- Born: 241/855-56
- Died: 13 Rabi' I 300/29 October 912
- Occupations: Music theorist, literary historian, poet
- Notable work: Resāla fi’l-mūsīqī (Treatise on music), Ketāb al-bāher fī aḵbār šoʿarāʾ moḵażramī al-dawlatayn

= Abu Ahmad Monajjem =

Persian music theorist

Abu Ahmad Yahya ibn Ali ibn Yahya ibn Abi Mansur Aban al-Monajjem (ابواحمد یحیی ابن علی ابن یحیی ابن ابی منصور آبان المنجم; 241/855-56 – in 13 Rabi' I 300/29 October 912) was a medieval Persian music theorist, literary historian and poet. He belonged to the family of Banu Munajjem, a family of Iranian descent, associated with the Abbasid court for more than two centuries. His father 'Alī ibn Yaḥyā al-Munajjim (died 888) was a student of the renowned musician Ishaq al-Mawsili.
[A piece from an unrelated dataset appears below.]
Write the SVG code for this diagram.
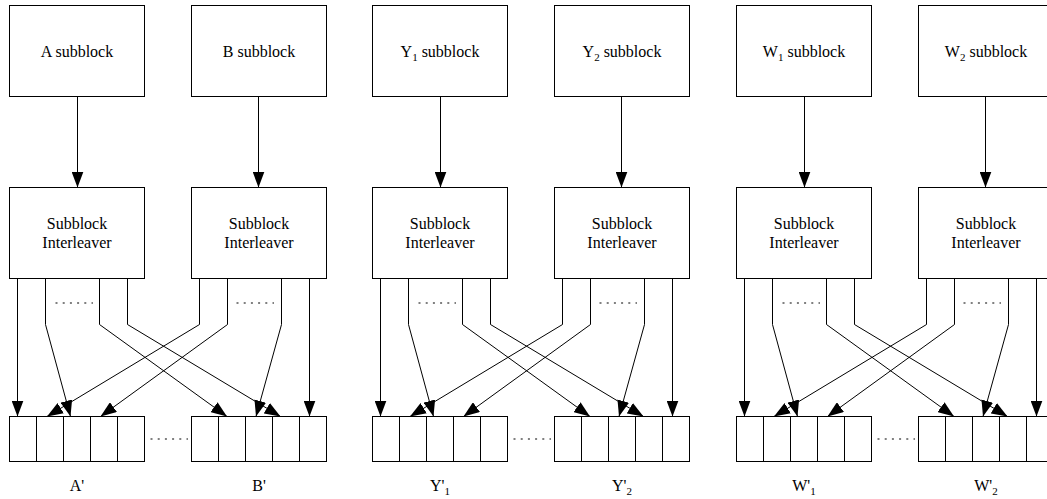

He is mainly famous for a treatise on music, Resāla fi’l-mūsīqī رساله فی الموسیقی written for Al-Mu'tadid. His other famous work, of equal importance, is a compilation of biographies with some poetry named Ketāb al-bāher fī aḵbār šoʿarāʾ moḵażramī al-dawlatayn. He was highly praised by Al-Marzubani as a decent poet. He was well-versed in Arabic language, and he it is said that he wrote many books, though even the name of those books are not known today.